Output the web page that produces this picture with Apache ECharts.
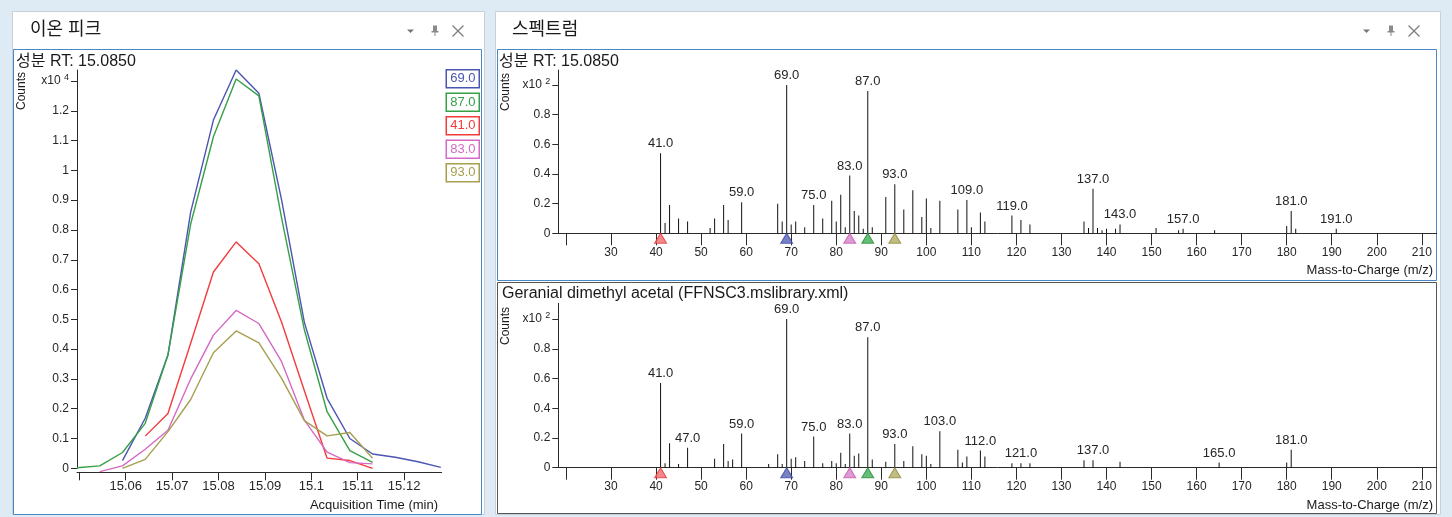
<!DOCTYPE html>
<html>
<head>
<meta charset="utf-8">
<script src="https://cdn.jsdelivr.net/npm/echarts@6/dist/echarts.min.js"></script>
<style>
  html, body { margin: 0; padding: 0; background: #deeaf4; }
  #main { width: 1452px; height: 517px; }
</style>
</head>
<body>
<div id="main"></div>
<script>
// ion peak chromatogram (x10^4 counts)
const times = [15.0495, 15.0544, 15.0593, 15.0642, 15.0691, 15.0740, 15.0789, 15.0838, 15.0887,
               15.0936, 15.0985, 15.1034, 15.1083, 15.1132, 15.1181, 15.1230, 15.1279];
const ion69 = [null, null, 0.026, 0.168, 0.38, 0.86, 1.169, 1.337, 1.259, 0.90, 0.49, 0.235, 0.10, 0.048, 0.037, 0.022, 0.003];
const ion87 = [0.002, 0.008, 0.053, 0.151, 0.38, 0.82, 1.113, 1.307, 1.25, 0.84, 0.465, 0.19, 0.059, 0.02, null, null, null];
const ion41 = [null, null, null, 0.108, 0.184, 0.42, 0.659, 0.76, 0.687, 0.49, 0.26, 0.034, 0.026, 0.0, null, null, null];
const ion83 = [null, -0.011, 0.008, 0.064, 0.128, 0.30, 0.447, 0.53, 0.486, 0.358, 0.162, 0.054, 0.019, 0.015, null, null, null];
const ion93 = [null, null, 0.0, 0.03, 0.123, 0.231, 0.388, 0.461, 0.421, 0.302, 0.16, 0.109, 0.12, 0.034, null, null, null];
const ionNames = ['69.0', '87.0', '41.0', '83.0', '93.0'];
const ionColors = ['#4b55b2', '#35a045', '#f43b3b', '#d46ac4', '#a59f4e'];

// measured spectrum (x10^2 counts)
const specMz = [41, 42, 43, 45, 47, 52, 53, 55, 56, 59, 67, 68, 69, 70, 71, 73, 75, 77, 79, 80, 81, 82, 83, 84, 85, 86, 87, 88,
                91, 93, 95, 97, 99, 100, 101, 103, 107, 109, 110, 112, 113, 119, 121, 123, 135, 136, 137, 138, 139, 140, 142,
                143, 151, 156, 157, 164, 180, 181, 182, 191];
const specVal = [0.54, 0.07, 0.19, 0.10, 0.08, 0.035, 0.10, 0.19, 0.09, 0.21, 0.20, 0.08, 1.0, 0.06, 0.08, 0.04, 0.19, 0.10,
                 0.22, 0.08, 0.26, 0.04, 0.39, 0.15, 0.12, 0.03, 0.96, 0.04, 0.245, 0.33, 0.16, 0.29, 0.11, 0.235, 0.035, 0.22,
                 0.16, 0.225, 0.04, 0.14, 0.08, 0.12, 0.09, 0.06, 0.08, 0.035, 0.30, 0.035, 0.02, 0.03, 0.03, 0.06, 0.035,
                 0.02, 0.03, 0.02, 0.05, 0.15, 0.03, 0.03];
const specLabels = [41, 59, 69, 75, 83, 87, 93, 109, 119, 137, 143, 157, 181, 191];

// library spectrum (x10^2 counts)
const libMz = [41, 42, 43, 45, 47, 53, 55, 56, 57, 59, 65, 67, 68, 69, 70, 71, 73, 75, 77, 79, 80, 81, 82, 83, 84, 85, 87, 88,
               91, 93, 95, 97, 99, 100, 101, 103, 107, 108, 109, 112, 113, 119, 121, 123, 135, 137, 143, 165, 180, 181];
const libVal = [0.57, 0.03, 0.165, 0.025, 0.135, 0.06, 0.16, 0.045, 0.055, 0.23, 0.025, 0.09, 0.025, 1.0, 0.06, 0.07, 0.045,
                0.21, 0.03, 0.045, 0.03, 0.10, 0.025, 0.23, 0.08, 0.095, 0.877, 0.055, 0.04, 0.16, 0.045, 0.145, 0.09, 0.08,
                0.025, 0.245, 0.12, 0.035, 0.075, 0.115, 0.075, 0.03, 0.03, 0.03, 0.05, 0.05, 0.04, 0.035, 0.035, 0.12];
const libLabels = [41, 47, 59, 69, 75, 83, 87, 93, 103, 112, 121, 137, 165, 181];

// ion markers under the spectra
const markerMz = [41, 69, 83, 87, 93];
const markerFill = ['#f26a6a', '#5562b8', '#d77fc9', '#3fae52', '#b2ac62'];
const markerEdge = ['#e03a3a', '#3b46a0', '#c05ab0', '#2a8a3a', '#8e883e'];

const timeTicks = [15.05, 15.06, 15.07, 15.08, 15.09, 15.1, 15.11, 15.12];
const mzTicks = [20, 30, 40, 50, 60, 70, 80, 90, 100, 110, 120, 130, 140, 150, 160, 170, 180, 190, 200, 210];
const countTicks = [0, 0.1, 0.2, 0.3, 0.4, 0.5, 0.6, 0.7, 0.8, 0.9, 1.0, 1.1, 1.2, 1.3];
const specCountTicks = [0, 0.2, 0.4, 0.6, 0.8, 1.0];

const FONT = 'Liberation Sans, Noto Sans CJK KR, sans-serif';
const axisColor = '#2b2b2b';
const labelColor = '#262626';

const chart = echarts.init(document.getElementById('main'));

function expLabel(exp, topValue) {
    return v => Math.abs(v - topValue) < 1e-6 ? '{a|x10 }{b|' + exp + '}' : String(+v.toFixed(1));
}
const expRich = {
    a: { fontSize: 12, color: labelColor, fontFamily: FONT, lineHeight: 16 },
    b: { fontSize: 9, color: labelColor, fontFamily: FONT, verticalAlign: 'top' }
};

function valueY(gridIndex, max, ticks, exp, topValue) {
    return {
        type: 'value', gridIndex: gridIndex, min: 0, max: max,
        axisLine: { show: true, lineStyle: { color: axisColor, width: 1 } },
        axisTick: { show: true, length: 6, customValues: ticks, lineStyle: { color: axisColor } },
        axisLabel: { customValues: ticks, margin: 8, fontSize: 12, color: labelColor, fontFamily: FONT,
                     formatter: expLabel(exp, topValue), rich: expRich },
        splitLine: { show: false }
    };
}

function mzAxis(gridIndex) {
    return {
        type: 'value', gridIndex: gridIndex, min: 18.3, max: 213.3,
        axisLine: { show: true, onZero: false, lineStyle: { color: axisColor, width: 1 } },
        axisTick: { show: true, length: 12, customValues: mzTicks, lineStyle: { color: axisColor } },
        axisLabel: { customValues: mzTicks.slice(1), margin: 13, fontSize: 12, color: labelColor, fontFamily: FONT },
        splitLine: { show: false }
    };
}

function stickSeries(axisIndex, mz, vals, labelled) {
    return {
        type: 'bar', xAxisIndex: axisIndex, yAxisIndex: axisIndex, barWidth: 1,
        itemStyle: { color: '#111' },
        animation: false,
        data: mz.map((m, i) => ({
            value: [m, vals[i]],
            label: { show: labelled.includes(m) }
        })),
        label: {
            position: 'top', distance: 3, fontSize: 13, color: labelColor, fontFamily: FONT,
            formatter: p => p.value[0].toFixed(1)
        }
    };
}

function markerSeries(axisIndex) {
    return {
        type: 'scatter', xAxisIndex: axisIndex, yAxisIndex: axisIndex, clip: false, z: 5,
        symbol: 'triangle', symbolSize: [12, 10], symbolOffset: [0, 5],
        animation: false,
        data: markerMz.map((m, i) => ({
            value: [m, 0],
            itemStyle: { color: markerFill[i], borderColor: markerEdge[i], borderWidth: 1 }
        }))
    };
}

const ionData = [ion69, ion87, ion41, ion83, ion93];

function iconGroup(cx) {
    // dropdown, pin and close glyphs of a docking panel
    return [
        { type: 'polygon', shape: { points: [[cx - 4, 29.5], [cx + 3, 29.5], [cx - 0.5, 33]] }, style: { fill: '#777' } },
        { type: 'rect', shape: { x: cx + 22, y: 25.5, width: 4, height: 6 }, style: { fill: '#8a8a8a' } },
        { type: 'rect', shape: { x: cx + 20.5, y: 31, width: 7, height: 1.5 }, style: { fill: '#8a8a8a' } },
        { type: 'line', shape: { x1: cx + 24, y1: 32, x2: cx + 24, y2: 36 }, style: { stroke: '#8a8a8a', lineWidth: 1 } },
        { type: 'line', shape: { x1: cx + 41.5, y1: 25.5, x2: cx + 52.5, y2: 36.5 }, style: { stroke: '#7d7d7d', lineWidth: 1.2 } },
        { type: 'line', shape: { x1: cx + 52.5, y1: 25.5, x2: cx + 41.5, y2: 36.5 }, style: { stroke: '#7d7d7d', lineWidth: 1.2 } }
    ];
}

function label(x, y, text, size, opts) {
    opts = opts || {};
    return {
        type: 'text', x: x, y: y, z: 10, rotation: opts.rotation || 0,
        style: { text: text, fontSize: size, fontFamily: FONT, fill: '#1a1a1a',
                 align: opts.align || 'left', verticalAlign: 'middle' }
    };
}

const option = {
    animation: false,
    textStyle: { fontFamily: FONT },
    graphic: [
        { type: 'rect', z: -10, shape: { x: 12.5, y: 11.5, width: 472, height: 503 }, style: { fill: '#fff', stroke: '#c7d1d9' } },
        { type: 'rect', z: -10, shape: { x: 495.5, y: 11.5, width: 945, height: 503 }, style: { fill: '#fff', stroke: '#c7d1d9' } },
        { type: 'rect', z: -9, shape: { x: 13.5, y: 49.5, width: 468, height: 465 }, style: { fill: '#fff', stroke: '#4a87c7' } },
        { type: 'rect', z: -9, shape: { x: 497.5, y: 49.5, width: 939, height: 231 }, style: { fill: '#fff', stroke: '#4a87c7' } },
        { type: 'rect', z: -9, shape: { x: 497.5, y: 282.5, width: 939, height: 231 }, style: { fill: '#fff', stroke: '#555' } },
        ...iconGroup(411),
        ...iconGroup(1367),
        label(30, 30, '이온 피크', 18),
        label(512, 30, '스펙트럼', 18),
        label(16, 62, '성분 RT: 15.0850', 16),
        label(499, 62, '성분 RT: 15.0850', 16),
        label(502, 294, 'Geranial dimethyl acetal (FFNSC3.mslibrary.xml)', 16),
        label(22, 91, 'Counts', 12, { rotation: Math.PI / 2, align: 'center' }),
        label(505.5, 92, 'Counts', 12, { rotation: Math.PI / 2, align: 'center' }),
        label(506, 326, 'Counts', 12, { rotation: Math.PI / 2, align: 'center' }),
        label(438, 505.5, 'Acquisition Time (min)', 13, { align: 'right' }),
        label(1433, 270, 'Mass-to-Charge (m/z)', 13, { align: 'right' }),
        label(1433, 505, 'Mass-to-Charge (m/z)', 13, { align: 'right' })
    ],
    legend: {
        orient: 'vertical', right: 972, top: 69, padding: 0, itemGap: 4, itemWidth: 0, itemHeight: 0,
        selectedMode: false,
        data: ionNames.map((n, i) => ({
            name: n, icon: 'rect',
            textStyle: { color: ionColors[i], borderColor: ionColors[i] }
        })),
        textStyle: { fontSize: 13, fontFamily: FONT, borderWidth: 1.5, padding: [2, 5, 2, 4], lineHeight: 14, width: 24 }
    },
    grid: [
        { left: 77, top: 70, width: 364.7, height: 398.3 },
        { left: 558.3, top: 70, width: 878.4, height: 163.3 },
        { left: 558.3, top: 303.3, width: 878.4, height: 164.4 }
    ],
    xAxis: [
        {
            type: 'value', gridIndex: 0, min: 15.0495, max: 15.1281, offset: 4,
            axisLine: { show: true, onZero: false, lineStyle: { color: axisColor, width: 1 } },
            axisTick: { show: true, length: 8, customValues: timeTicks, lineStyle: { color: axisColor } },
            axisLabel: { customValues: timeTicks.slice(1), margin: 8, fontSize: 13, color: labelColor, fontFamily: FONT,
                         formatter: v => String(+v.toFixed(2)) },
            splitLine: { show: false }
        },
        mzAxis(1),
        mzAxis(2)
    ],
    yAxis: [
        valueY(0, 1.337, countTicks, 4, 1.3),
        valueY(1, 1.101, specCountTicks, 2, 1.0),
        valueY(2, 1.106, specCountTicks, 2, 1.0)
    ],
    series: [
        ...ionNames.map((n, k) => ({
            name: n, type: 'line', xAxisIndex: 0, yAxisIndex: 0, clip: false,
            showSymbol: false, symbol: 'none',
            lineStyle: { color: ionColors[k], width: 1.4 },
            itemStyle: { color: ionColors[k] },
            data: times.map((t, i) => [t, ionData[k][i]]).filter(d => d[1] !== null)
        })),
        stickSeries(1, specMz, specVal, specLabels),
        stickSeries(2, libMz, libVal, libLabels),
        markerSeries(1),
        markerSeries(2)
    ]
};

chart.setOption(option);
</script>
</body>
</html>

┄┄┄┄┄┄┄┄┄┄┄┄┄┄┄┄┄┄┄┄

### WHAT IS ASKED
Repeat only what lies between the start of the data and the end of the line containing "['#4b55b2', '#35a045', '#f43b3b', '#d46ac4', '#a59f4e'];", exactly, with pictures left out.

### COMPLETED EXERCISE
Output the web page that produces this picture with Apache ECharts.
<!DOCTYPE html>
<html>
<head>
<meta charset="utf-8">
<script src="https://cdn.jsdelivr.net/npm/echarts@6/dist/echarts.min.js"></script>
<style>
  html, body { margin: 0; padding: 0; background: #deeaf4; }
  #main { width: 1452px; height: 517px; }
</style>
</head>
<body>
<div id="main"></div>
<script>
// ion peak chromatogram (x10^4 counts)
const times = [15.0495, 15.0544, 15.0593, 15.0642, 15.0691, 15.0740, 15.0789, 15.0838, 15.0887,
               15.0936, 15.0985, 15.1034, 15.1083, 15.1132, 15.1181, 15.1230, 15.1279];
const ion69 = [null, null, 0.026, 0.168, 0.38, 0.86, 1.169, 1.337, 1.259, 0.90, 0.49, 0.235, 0.10, 0.048, 0.037, 0.022, 0.003];
const ion87 = [0.002, 0.008, 0.053, 0.151, 0.38, 0.82, 1.113, 1.307, 1.25, 0.84, 0.465, 0.19, 0.059, 0.02, null, null, null];
const ion41 = [null, null, null, 0.108, 0.184, 0.42, 0.659, 0.76, 0.687, 0.49, 0.26, 0.034, 0.026, 0.0, null, null, null];
const ion83 = [null, -0.011, 0.008, 0.064, 0.128, 0.30, 0.447, 0.53, 0.486, 0.358, 0.162, 0.054, 0.019, 0.015, null, null, null];
const ion93 = [null, null, 0.0, 0.03, 0.123, 0.231, 0.388, 0.461, 0.421, 0.302, 0.16, 0.109, 0.12, 0.034, null, null, null];
const ionNames = ['69.0', '87.0', '41.0', '83.0', '93.0'];
const ionColors = ['#4b55b2', '#35a045', '#f43b3b', '#d46ac4', '#a59f4e'];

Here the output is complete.